Vanessa is a remarkable woman who has fought through the many obstacles facing women in Brazil, to obtain a double Ph.D. from the Universidade de São Paulo and Universitat Politècnica de València and then to win one of the highly competitive fellowships for women from developing and emerging economies granted by the Schlumberger Foundation Faculty for the Future—a fellowship that was recently renewed for a second year.

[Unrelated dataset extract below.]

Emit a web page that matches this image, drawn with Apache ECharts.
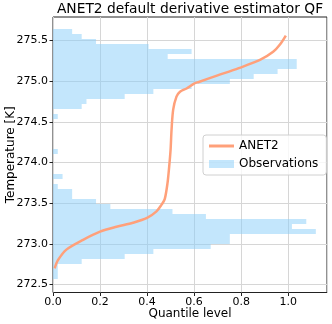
<!DOCTYPE html>
<html>
<head>
<meta charset="utf-8">
<script src="https://cdn.jsdelivr.net/npm/echarts@6/dist/echarts.min.js"></script>
<style>
  html, body { margin: 0; padding: 0; background: #fff; }
  #chart { width: 332px; height: 324px; }
</style>
</head>
<body>
<div id="chart"></div>
<script>
  // histogram of observations: 50 bins, counts listed from the lowest bin upwards
  const binStart = 272.565
  const binWidth = 0.0616
  const obsCounts = [1, 1, 1, 6, 15, 21, 33, 37, 37, 55, 50, 53, 32, 25, 12, 9, 4, 4, 1, 0,
    2, 0, 0, 0, 0, 1, 0, 0, 0, 0, 0, 0, 1, 0, 6, 7, 15, 21, 29, 37,
    42, 47, 51, 51, 24, 29, 20, 9, 6, 4]

  // ANET2 quantile function (quantile level, temperature)
  const qLevels = [0.007, 0.021, 0.057, 0.128, 0.20, 0.27, 0.34, 0.40, 0.44, 0.461, 0.475,
    0.487, 0.494, 0.50, 0.504, 0.511, 0.525, 0.54, 0.568, 0.60, 0.62, 0.70, 0.79, 0.88,
    0.936, 0.965, 0.99]
  const qTemps = [272.70, 272.80, 272.93, 273.05, 273.15, 273.21, 273.26, 273.32, 273.40,
    273.48, 273.55, 273.75, 273.95, 274.16, 274.40, 274.65, 274.81, 274.87, 274.91, 274.97,
    274.99, 275.07, 275.16, 275.26, 275.36, 275.45, 275.56]

  const yTicks = [272.5, 273.0, 273.5, 274.0, 274.5, 275.0, 275.5]

  const total = obsCounts.reduce((a, b) => a + b, 0)
  const histData = obsCounts.map((c, i) => [
    binStart + i * binWidth,
    binStart + (i + 1) * binWidth,
    c / (total * binWidth)
  ])
  const lineData = qLevels.map((q, i) => [q, qTemps[i]])

  const font = 'DejaVu Sans'
  const barColor = 'rgba(135,206,250,0.5)'
  const option = {
    animation: false,
    // title centred over the plot area, not the whole canvas
    graphic: [{
      type: 'text', x: 190, y: 2,
      style: {
        text: 'ANET2 default derivative estimator QF',
        font: '13.8px "DejaVu Sans"', fill: '#000',
        textAlign: 'center', textVerticalAlign: 'top'
      }
    }],
    legend: {
      orient: 'vertical',
      left: 203, top: 135,
      padding: [5, 8, 5, 6],
      itemGap: 6,
      itemWidth: 25, itemHeight: 8,
      backgroundColor: 'rgba(255,255,255,0.8)',
      borderColor: '#d0d0d0', borderWidth: 1, borderRadius: 3,
      textStyle: { fontFamily: font, fontSize: 12, color: '#000' },
      data: [
        { name: 'ANET2', icon: 'path://M0,0 L25,0 L25,3 L0,3 Z' },
        { name: 'Observations', icon: 'rect' }
      ]
    },
    grid: {
      left: 53, right: 5, top: 17, bottom: 31.5,
      outerBoundsMode: 'none',
      containLabel: false,
      show: true, borderColor: '#222', borderWidth: 1, backgroundColor: '#fff'
    },
    xAxis: {
      type: 'value', min: 0, max: 1.165, interval: 0.2,
      name: 'Quantile level', nameLocation: 'middle', nameGap: 15,
      nameMoveOverlap: false,
      nameTextStyle: { fontFamily: font, fontSize: 12, color: '#000' },
      axisLine: { show: false },
      axisTick: { show: true, length: 3.5, lineStyle: { color: '#222' } },
      axisLabel: {
        fontFamily: font, fontSize: 11, color: '#000', margin: 4,
        showMaxLabel: false,
        formatter: v => v.toFixed(1)
      },
      splitLine: { show: true, lineStyle: { color: '#d6d6d6', width: 1 } }
    },
    yAxis: {
      type: 'value', min: 272.403, max: 275.788,
      name: 'Temperature [K]', nameLocation: 'middle', nameGap: 36, nameRotate: 90,
      nameMoveOverlap: false,
      nameTextStyle: { fontFamily: font, fontSize: 12, color: '#000' },
      axisLine: { show: false },
      axisTick: { show: true, length: 3.5, customValues: yTicks, lineStyle: { color: '#222' } },
      axisLabel: {
        fontFamily: font, fontSize: 11, color: '#000', margin: 5,
        customValues: yTicks,
        formatter: v => v.toFixed(1)
      },
      splitLine: { show: true, lineStyle: { color: '#d6d6d6', width: 1 } }
    },
    series: [
      {
        name: 'Observations',
        type: 'custom',
        itemStyle: { color: barColor },
        encode: { x: 2, y: [0, 1] },
        data: histData,
        renderItem: function (params, api) {
          const lo = api.value(0), hi = api.value(1), w = api.value(2)
          if (w <= 0) return
          const p0 = api.coord([0, hi])
          const p1 = api.coord([w, lo])
          // snap bin edges to whole pixels so neighbouring bins meet without hairlines
          const yTop = Math.round(p0[1]), yBot = Math.round(p1[1])
          return {
            type: 'rect',
            shape: { x: p0[0], y: yTop, width: p1[0] - p0[0], height: yBot - yTop },
            style: { fill: barColor, stroke: null, lineWidth: 0 }
          }
        },
        z: 1
      },
      {
        name: 'ANET2',
        type: 'line',
        data: lineData,
        smooth: 0.3,
        showSymbol: false,
        lineStyle: { color: '#ffa07a', width: 2.5 },
        itemStyle: { color: '#ffa07a' },
        z: 3
      }
    ]
  }

  const chart = echarts.init(document.getElementById('chart'))
  chart.setOption(option)
</script>
</body>
</html>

She graduated in 2018 and has published four papers in journals positioned in the first quartile of the Journal Citation Reports in their fields, plus dozens of other papers in lesser-impact journals. Currently, we are working on three more papers that are under review or ready to be submitted. The papers related to her Ph.D. concern the analysis of heterogeneity of different parameters that control water flow and mass transport in tropical soils, with, for the first time, a comparison between the long-standing theoretical results and laboratory analyses carried out at different scales. The results are very interesting, for two reasons: the first one is that tropical soils display characteristics different from regular soils, and the second is that the laboratory analyses have corroborated some theoretical upscaling results.

Given the difficulty in getting funding from the Brazilian government, which has basically shut down research financing in the past few years, Vanessa had to seek funding elsewhere, which allowed her to travel to Spain to complete her double Ph.D. and to attend several international conferences.

We are in front of a young, strong-minded, and promising researcher whose contributions are outstanding. For this reason, I wholeheartedly nominated her for the prestigious Andrei Borisovich Vistelius Research Award that she eventually won.